Mais il y a trois problèmes :

  1. l’apport requis moyen pour l’achat d’un bien immobilier est à un seuil de sensibilité inédit. Il faut 20 % du montant de l’achat désormais pour obtenir un crédit bancaire ;
  2. tous les Français n’ont pas un apport suffisant et ;
  3. on imagine mal que les ménages n’augmentent pas leur épargne de précaution dans le contexte actuel (ce qui va automatiquement réduire le montant de l’apport). Un gros ralentissement du marché de l’immobilier paraît inéluctable.

 

En arrière-plan, le problème des normes environnementales

 

S’ajoute à cela un autre problème de fond : les normes environnementales. La pression réglementaire s’intensifie avec une exigence accrue de performance énergétique et environnementale dans le secteur du bâtiment, l’obligation de recourir à des matériaux écologiques etc. (norme RE2020 entre autres).

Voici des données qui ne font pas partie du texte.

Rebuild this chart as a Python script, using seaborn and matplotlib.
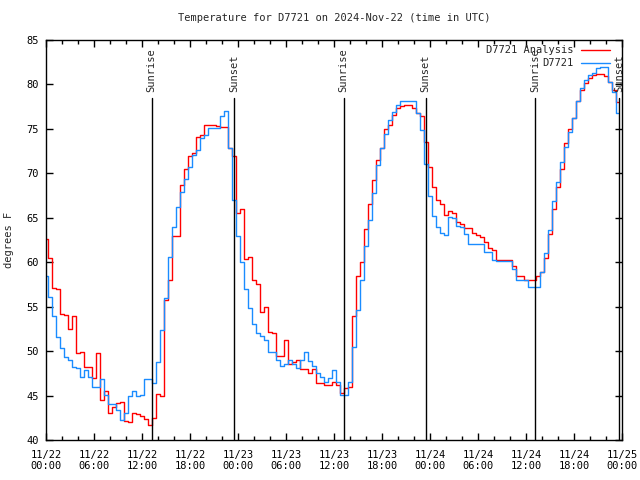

C’est certainement nécessaire au nom de la transition énergétique et climatique. Mais à court terme, cela augmente en théorie les prix de la construction et donc les prix de vente. Dans un contexte économique normal de croissance, un prix d’équilibre raisonnable à la fois pour les vendeurs et les acheteurs serait trouvé. C’est totalement différent dans le contexte actuel. Avec une demande solvable qui se réduit drastiquement, l’ajustement à la baisse pourrait être douloureux.

 

Paris, un cas à part toutefois

 

Il y a la France et Paris. La capitale est un cas à part. Les prix de l’immobilier sont passés récemment sous les 10 000 Є le mètre carré selon Century21*. C’est un symbole fort. Mais attention, Paris, ce n’est ni Tel Aviv, ni Amsterdam, ni Hong Kong. Le marché immobilier parisien est surévalué (personne ne peut dire le contraire) mais il est difficile de considérer que c’est un marché en situation de bulle spéculative.

Pour rappel, une bulle se définit en économie comme l’augmentation excessive du prix d’un actif sans lien avec sa valeur intrinsèque. C’est difficile d’appliquer cette définition au marché immobilier parisien.

Le risque de baisse à Paris est plus limité

Le risque de baisse à Paris est plus limité qu’ailleurs en France. Cela s’explique par deux raisons : la faiblesse de l’offre et surtout un segment qui est fortement décorrélé du marché français en raison de la présence importante des investisseurs étrangers. Ces derniers reviennent en masse profitant en particulier de la faiblesse de l’euro.

Dans le 7ème arrondissement de Paris, un appartement sur cinq a été acquis par un étranger au cours du premier semestre 2022 (contre seulement 13 % des ventes sur toute l’année 2020**). Il y a indéniablement un effet taux de change qui joue et qui pourrait être durable.

L’immobilier français va tanguer

L’immobilier français va tanguer. C’est une évidence. Marc Touati et consorts auront finalement raison (avec beaucoup d’années d’avance). Mais la baisse sera encaissable. Rien à voir avec les Etats-Unis ou d’autres marchés en tension comme l’Australie et le Canada.

Il faut surtout que le marché s’habitue aux nouveaux fondamentaux et que nous passions le plus dur de la crise en cours (à savoir la récession et que le pic d’inflation soit derrière nous). A moyen terme, il fait peu de doutes que l’immobilier reste un investissement intéressant. Il faut entrer (ou sortir – en fonction de la position de chacun) au bon moment.

 

 

 

*Les données communiquées par Century21 ne prennent pas en compte les transactions dans le luxe. Pour d’autres acteurs, qui ont une vision plus large du marché, à l’instar de la commission des statistiques des notaires du Grand Paris, les prix immobiliers sont toujours supérieurs à 10 000 Є le mètre carré.

**Passage à vide de la période Covid.